As might be expected, research has to be conducted to decide what information in the data sources is needed to answer the questions and how that information can be extracted. The same types of references used in the collection step can be used such as blogs, forums, and forensic books.

Similar to the collection step, the new examination steps and tools need to be evaluated to see if they work as intended. The evaluation can use available forensic datasets or a small test environment. Forensic datasets can be used for testing different types of data sources and this is a faster option then setting up a test environment. The datasets available for testing the examination steps and tools for the volatile data example include: NIST CFReDS Project, Forensic Educational Datasets, Honeynet Challenges, or the memory images on the Forensic Incident Response blog. If there isn't an available dataset then a small test environment has to be set up. The fourth question of the Alexiou principle is "what does the data tell you". This question should be kept in mind during the evaluation because the purpose of the examination steps and tools are to extract information needed to answer the scenario questions. If the information doesn't help answer the question then additional research may have to be performed so the examination steps and tools can be adjusted.

Scenario Simulation

This step is where all of the hard work of researching and evaluating pays off. The scenario simulation is when the test environment is created and the scenario is simulated in that environment. The first scenario I've been working with is a computer infected with malware, and one of the ways I simulated this scenario was by visiting known malicious websites with a computer running vulnerable software. After the scenario is simulated then the next step is to treat the test environment like a real investigation. The data sources of interest get collected, and information is extracted from those sources to answer the scenario's questions.

Identify Areas for Improvement

Now that the dust has settled from investigating the scenario in a test environment; it's time to reflect back on what was done. The purpose of this step is to see if there is anything to improve upon. A few things for consideration are: did the tools perform as expected, were the procedures correct, what didn't work, and what can be done better. Something else to keep in mind during this reflection is to decide if any additional research has to be performed on any artifacts in order to get a better understanding about them. During my simulation, I didn't have a good understanding about the attack vector artifacts such as those left by exploits. I spent some time researching a few of these artifacts so I'd have a better understanding the next time I come across a similar artifact.


There isn’t a set time table to complete the forensicator readiness steps. It could take days, weeks, or months to complete. The time all depends on the scenario and how much of an understanding someone wants. People prepare for things differently and forensicator readiness is no different. If the steps can accomplish the end goal of preparing someone to investigate an incident regardless of the circumstances - like it did for me- then the process has served its purpose.

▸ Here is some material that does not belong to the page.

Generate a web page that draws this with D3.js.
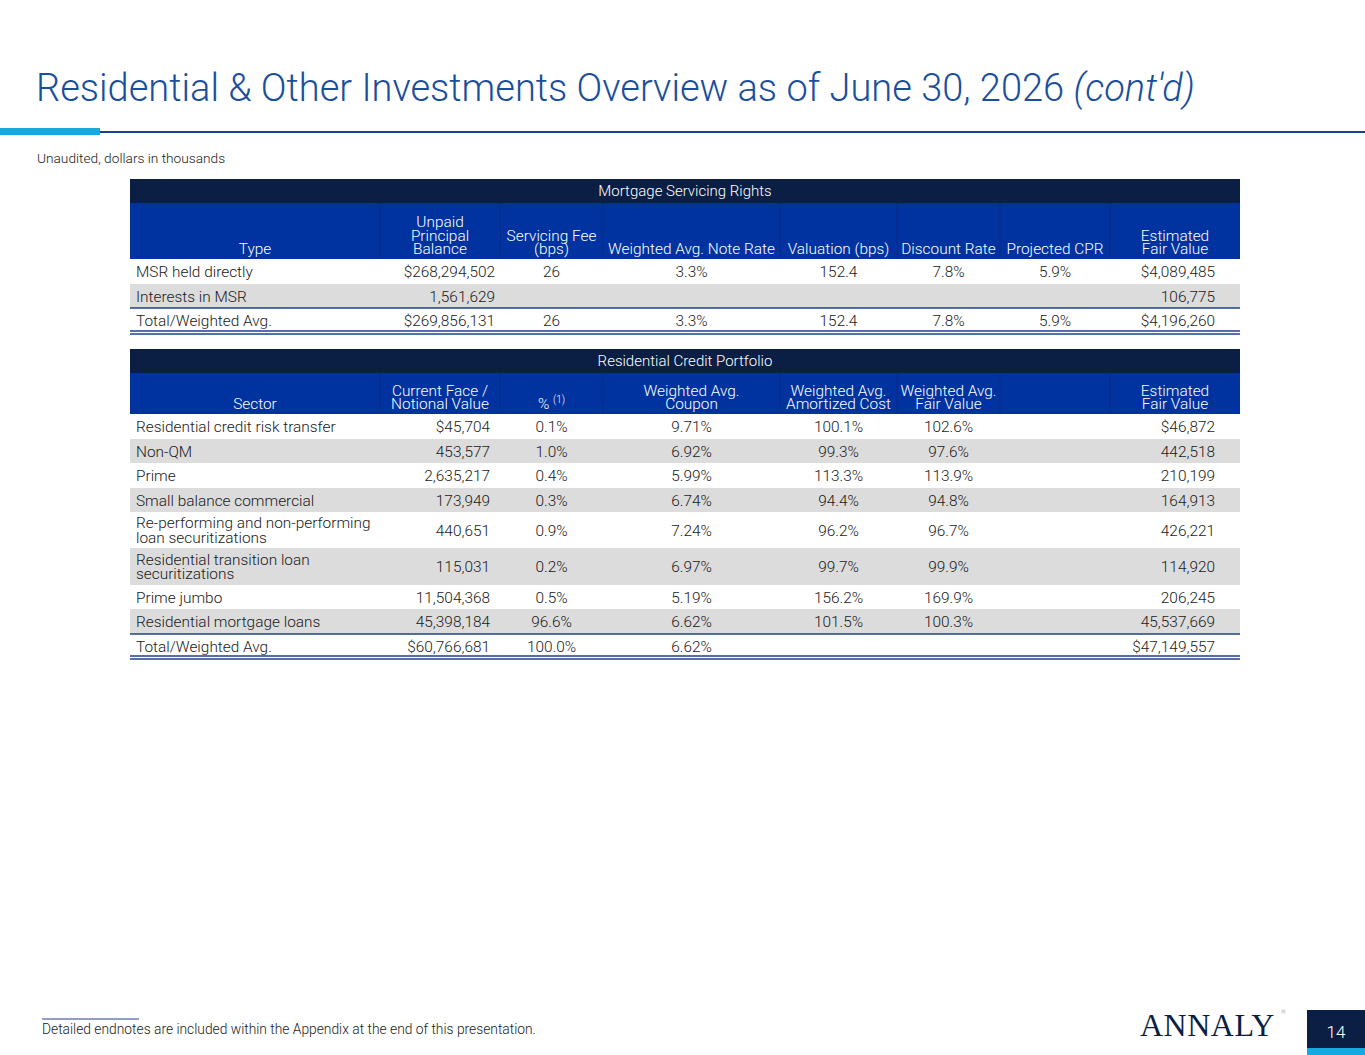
<!DOCTYPE html>
<html><head><meta charset="utf-8">
<script src="https://cdn.jsdelivr.net/npm/d3@7"></script>
<style>
body{margin:0;background:#fff;}
text{font-family:Roboto,"Noto Sans",sans-serif;font-weight:300;}
</style></head><body>
<svg id="slide" width="1365" height="1055"></svg>
<script>
// MSR table data
var msrHeaders = [["Type"], ["Unpaid", "Principal", "Balance"], ["Servicing Fee", "(bps)"], ["Weighted Avg. Note Rate"], ["Valuation (bps)"], ["Discount Rate"], ["Projected CPR"], ["Estimated", "Fair Value"]];
var msrTypes = ["MSR held directly", "Interests in MSR", "Total/Weighted Avg."];
var msrUpb = ["$268,294,502", "1,561,629", "$269,856,131"];
var msrFee = ["26", "", "26"];
var msrNoteRate = ["3.3%", "", "3.3%"];
var msrValuation = ["152.4", "", "152.4"];
var msrDiscount = ["7.8%", "", "7.8%"];
var msrCpr = ["5.9%", "", "5.9%"];
var msrFairValue = ["$4,089,485", "106,775", "$4,196,260"];

// Residential credit portfolio data
var rcpHeaders = [["Sector"], ["Current Face /", "Notional Value"], ["% (1)"], ["Weighted Avg.", "Coupon"], ["Weighted Avg.", "Amortized Cost"], ["Weighted Avg.", "Fair Value"], [""], ["Estimated", "Fair Value"]];
var rcpSectors = [["Residential credit risk transfer"], ["Non-QM"], ["Prime"], ["Small balance commercial"], ["Re-performing and non-performing", "loan securitizations"], ["Residential transition loan", "securitizations"], ["Prime jumbo"], ["Residential mortgage loans"], ["Total/Weighted Avg."]];
var rcpFace = ["$45,704", "453,577", "2,635,217", "173,949", "440,651", "115,031", "11,504,368", "45,398,184", "$60,766,681"];
var rcpPct = ["0.1%", "1.0%", "0.4%", "0.3%", "0.9%", "0.2%", "0.5%", "96.6%", "100.0%"];
var rcpCoupon = ["9.71%", "6.92%", "5.99%", "6.74%", "7.24%", "6.97%", "5.19%", "6.62%", "6.62%"];
var rcpAmort = ["100.1%", "99.3%", "113.3%", "94.4%", "96.2%", "99.7%", "156.2%", "101.5%", ""];
var rcpFairPct = ["102.6%", "97.6%", "113.9%", "94.8%", "96.7%", "99.9%", "169.9%", "100.3%", ""];
var rcpFairValue = ["$46,872", "442,518", "210,199", "164,913", "426,221", "114,920", "206,245", "45,537,669", "$47,149,557"];

var svg = d3.select("#slide");
var navy = "#0b1f45", blue = "#0033a0", line = "#1e3f8f", gray = "#dcdcdc", ink = "#1a1a1a";
var fs = 15.4, lh = 14.5;

// column geometry (shared by both tables)
var colEdges = [130, 380, 500, 603, 780, 897, 1000, 1110, 1240];
function colAnchor(i, first) {
  if (i === 0) return {x: colEdges[0] + 6, a: "start"};
  if (i === 1) return {x: first, a: "end"};
  if (i === 7) return {x: colEdges[8] - 25, a: "end"};
  return {x: (colEdges[i] + colEdges[i + 1]) / 2, a: "middle"};
}

// title
svg.append("text").attr("x", 36).attr("y", 101).attr("font-size", 38).attr("fill", "#1b4f9c")
  .text("Residential & Other Investments Overview as of June 30, 2026 ")
  .append("tspan").attr("font-style", "italic").text("(cont'd)");
svg.append("rect").attr("x", 0).attr("y", 128).attr("width", 100).attr("height", 7).attr("fill", "#15a9e1");
svg.append("rect").attr("x", 100).attr("y", 131).attr("width", 1265).attr("height", 2).attr("fill", "#1e3f8f");
svg.append("text").attr("x", 37).attr("y", 163).attr("font-size", 13.7).attr("fill", ink).text("Unaudited, dollars in thousands");

function drawTable(top, title, headers, headerH, rows, rowHeights, stripe, firstRight) {
  var g = svg.append("g");
  g.append("rect").attr("x", 130).attr("y", top).attr("width", 1110).attr("height", 24).attr("fill", navy);
  g.append("text").attr("x", 685).attr("y", top + 17).attr("text-anchor", "middle").attr("font-size", 15).attr("fill", "#fff").text(title);
  var hy = top + 24;
  g.append("rect").attr("x", 130).attr("y", hy).attr("width", 1110).attr("height", headerH).attr("fill", blue);
  headers.forEach(function(lines, i) {
    if (i > 0) g.append("line").attr("x1", colEdges[i]).attr("x2", colEdges[i]).attr("y1", hy).attr("y2", hy + headerH).attr("stroke", "#0b2a86").attr("stroke-width", 1);
    var cx = (colEdges[i] + colEdges[i + 1]) / 2;
    lines.forEach(function(l, k) {
      var t = g.append("text").attr("x", cx).attr("y", hy + headerH - 5 - (lines.length - 1 - k) * 13.5)
        .attr("text-anchor", "middle").attr("font-size", fs).attr("fill", "#fff");
      if (l === "% (1)") { t.text("% "); t.append("tspan").attr("font-size", 10).attr("dy", -6).text("(1)"); }
      else t.text(l);
    });
  });
  var y = hy + headerH;
  rows.forEach(function(cells, r) {
    var h = rowHeights[r];
    if (stripe(r)) g.append("rect").attr("x", 130).attr("y", y).attr("width", 1110).attr("height", h).attr("fill", gray);
    cells.forEach(function(c, i) {
      var an = colAnchor(i, firstRight);
      var lines = Array.isArray(c) ? c : [c];
      lines.forEach(function(l, k) {
        g.append("text").attr("x", an.x).attr("y", y + h / 2 + 5.5 - (lines.length - 1) * lh / 2 + k * lh)
          .attr("text-anchor", an.a).attr("font-size", fs).attr("fill", ink).text(l);
      });
    });
    if (r === rows.length - 1) {
      g.append("line").attr("x1", 130).attr("x2", 1240).attr("y1", y).attr("y2", y).attr("stroke", line).attr("stroke-width", 1.5);
      g.append("line").attr("x1", 130).attr("x2", 1240).attr("y1", y + h - 2).attr("y2", y + h - 2).attr("stroke", line).attr("stroke-width", 1.5);
      g.append("line").attr("x1", 130).attr("x2", 1240).attr("y1", y + h + 1).attr("y2", y + h + 1).attr("stroke", line).attr("stroke-width", 1.5);
    }
    y += h;
  });
}

var msrRows = msrTypes.map(function(t, i) {
  return [t, msrUpb[i], msrFee[i], msrNoteRate[i], msrValuation[i], msrDiscount[i], msrCpr[i], msrFairValue[i]];
});
drawTable(179, "Mortgage Servicing Rights", msrHeaders, 56, msrRows, [25, 24, 25], function(r) { return r === 1; }, 495);

var rcpRows = rcpSectors.map(function(s, i) {
  return [s.length > 1 ? s : s[0], rcpFace[i], rcpPct[i], rcpCoupon[i], rcpAmort[i], rcpFairPct[i], "", rcpFairValue[i]];
});
drawTable(349, "Residential Credit Portfolio", rcpHeaders, 41, rcpRows, [25, 24, 25, 24, 36, 37, 24, 25, 24], function(r) { return r % 2 === 1 && r < 8; }, 490);

// footer
svg.append("line").attr("x1", 42).attr("x2", 139).attr("y1", 1019).attr("y2", 1019).attr("stroke", "#1e3f8f").attr("stroke-width", 1);
svg.append("text").attr("x", 42).attr("y", 1034).attr("font-size", 13.8).attr("fill", ink).text("Detailed endnotes are included within the Appendix at the end of this presentation.");
svg.append("text").attr("x", 1140).attr("y", 1036).attr("font-size", 32).attr("fill", navy)
  .attr("style", "font-family:'Liberation Serif','DejaVu Serif',serif;font-weight:400;letter-spacing:0.5px").text("ANNALY");
svg.append("text").attr("x", 1281).attr("y", 1014).attr("font-size", 6).attr("fill", "#888").text("®");
svg.append("rect").attr("x", 1307).attr("y", 1010).attr("width", 58).attr("height", 45).attr("fill", navy);
svg.append("rect").attr("x", 1307).attr("y", 1048).attr("width", 58).attr("height", 7).attr("fill", "#15a9e1");
svg.append("text").attr("x", 1336).attr("y", 1038).attr("text-anchor", "middle").attr("font-size", 17).attr("fill", "#fff").text("14");
</script>
</body></html>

So when someone said to me "I need your help to figure out what caused this infection"; I was ready to rock and roll. I’ve been successful numerous times locating malware on systems and identifying the attack vector that put the malware on the systems. A few of the vectors were: a malicious email attachment, a drive-by download using a malicious PDF, and third party content pointing to a website hosting Windows help center and Java exploits. I don't think my success is a string of luck. It's due to my preparation for a situation I thought I would face sooner or later. It just so happened to be sooner than I was expecting.